Julián Díez
En esta época sobrada de imposturas, es inevitable que un creciente número de lectores nos volvamos con frecuencia hacia la sustancia de la narración, hacia los nombres que nos garantizan el placer del libro. Las reediciones frecuentes de Stevenson, en particular de sus relatos, se han sucedido en en los últimos tiempos en este contexto.
Páginas de Espuma se ha decantado esta vez por recopilar sus ensayos sobre distintos aspectos del hecho literario, en una labor que por lo que he podido averiguar ni siquiera ha sido afrontada en el mercado anglosajón. Lo más parecido hasta ahora es una recopilación de ensayos publicada por Stevenson en vida, Memories and Portraits (1887), del cual se recogen aquí algunos textos. El resto están espigados de distintas recopilaciones de artículos, para formar un todo aparentemente exhaustivo.

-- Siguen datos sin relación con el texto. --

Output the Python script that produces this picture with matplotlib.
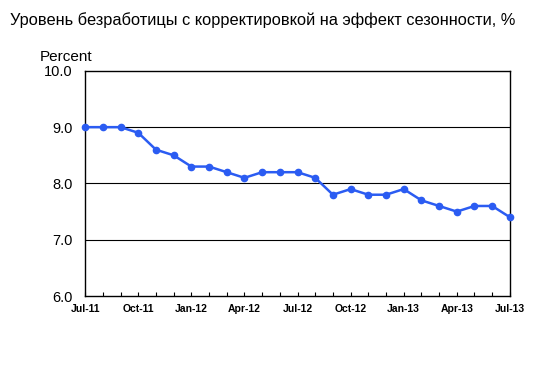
import matplotlib
matplotlib.use("Agg")
import matplotlib.pyplot as plt

months = ["Jul-11", "Aug-11", "Sep-11", "Oct-11", "Nov-11", "Dec-11",
          "Jan-12", "Feb-12", "Mar-12", "Apr-12", "May-12", "Jun-12",
          "Jul-12", "Aug-12", "Sep-12", "Oct-12", "Nov-12", "Dec-12",
          "Jan-13", "Feb-13", "Mar-13", "Apr-13", "May-13", "Jun-13", "Jul-13"]
rate = [9.0, 9.0, 9.0, 8.9, 8.6, 8.5, 8.3, 8.3, 8.2, 8.1, 8.2, 8.2,
        8.2, 8.1, 7.8, 7.9, 7.8, 7.8, 7.9, 7.7, 7.6, 7.5, 7.6, 7.6, 7.4]
yticks = [6.0, 7.0, 8.0, 9.0, 10.0]

plt.rcParams['font.family'] = ['Liberation Sans', 'DejaVu Sans']

fig = plt.figure(figsize=(5.39, 3.83), dpi=100)
ax = fig.add_axes([0.158, 0.227, 0.788, 0.588])

x = list(range(len(months)))
ax.plot(x, rate, color='#2b5cf2', lw=1.8, marker='o', ms=4.5, zorder=3, clip_on=False)

ax.set_xlim(0, len(months) - 1)
ax.set_ylim(6.0, 10.0)
ax.set_yticks(yticks)
ax.set_yticklabels([f"{v:.1f}" for v in yticks], fontsize=10.5)
for v in yticks[1:-1]:
    ax.axhline(v, color='black', lw=0.8, zorder=1)

ax.set_xticks(x[::3])
ax.set_xticklabels(months[::3], fontsize=7.5, fontweight='bold')
ax.set_xticks(x, minor=True)
ax.tick_params(axis='x', which='both', direction='in', length=3, width=0.8, pad=6)
ax.tick_params(axis='y', length=0, pad=9)
for s in ax.spines.values():
    s.set_linewidth(1.0)

fig.text(10 / 539, 1 - 20 / 383, "Уровень безработицы с корректировкой на эффект сезонности, %",
         fontsize=11.8, va='center', ha='left')
fig.text(40 / 539, 1 - 57 / 383, "Percent", fontsize=11, va='center', ha='left')

fig.savefig("out.png", dpi=100)
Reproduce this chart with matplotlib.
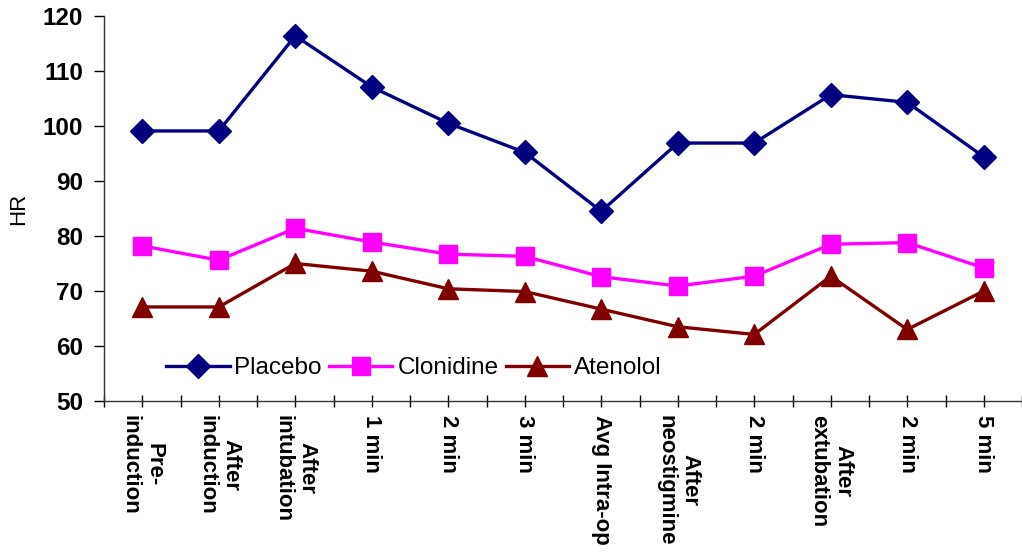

Stevenson murió pronto (44 años), y pese a ser un autor popular, los problemas de salud que le llevaron a establecerse en el último lustro de su vida en el Pacífico, en busca de un clima más favorable, le impidieron convertirse en una voz de impacto en el panorama literario en lengua inglesa. Así, estos textos son en su mayoría divulgativos, posiblemente compromisos o fruto de impulsos, pero carecen de propósito de magisterio, por así decir. Lo cual no resta un ápice a su representatividad e interés, sino que suman frescura a cambio de perder en coherencia. No hay un discurso estructurado, sino una serie de apuntes que dejan, eso sí, una imagen definida.
Stevenson, como cabía esperar, era un amante de las tramas, un adicto a la emoción. Los autores a los que valora, aunque sea con un toque crítico en ocasiones, son en su mayoría, como él, narradores puros: Verne, Hugo, Dumas, Poe. Pero también hay palabras que invitan a volver de inmediato a Whitman o Thoreau, o encendidos elogios de alguna novela hoy casi olvidada como El egoísta, de George Meredith, el que fuera también autor favorito de Wilde y que hoy no tiene presencia alguna en las librerías españolas.
Sin embargo, el enfoque es siempre el mismo: una valoración en términos sensoriales, carnales, ligando la literatura con experiencias íntimas y directas. Cuando habla de cómo disfrutó en su juventud la lectura de Macbeth que le hizo su madre, relaciona ese instante con una tormenta fuera de su casa, con el olor de la lluvia y el temor a la furia del viento, y nada puede resultar más natural y hermoso. Ese entusiasmo por los libros, como cuando en un impulso desea volver a ser niño para poder leer a Verne despojado de prejuicios y disfrutándolo en plenitud, se contagia al lector en lo que es la mejor cualidad del volumen.
También hay ensayitos en los que Stevenson da cuenta del proceso creativo de algunas de sus obras más relevantes, como La isla del tesoro o El señor de Ballantrae. Y un par de textos que a priori deberían destilar su visión concreta de la literatura: “Carta a un joven caballero que se propone dedicarse al arte” y “Cómo aprendió Stevenson a escribir de modo autodidacta”, ambos de 1887 y 1888. Son unas 26 páginas en total que, sin embargo, no resultan más reflexivas sobre el proceso literario de Stevenson que el resto, al constar sobre todo de una enumeración de preferencias. El autor escocés no dejó ningún texto destilando los métodos de su propia escritura: pero el reflejo de sus gustos y la forma en que valora los trabajos ajenos resulta a la postre una exhibición de sus intenciones y sus logros.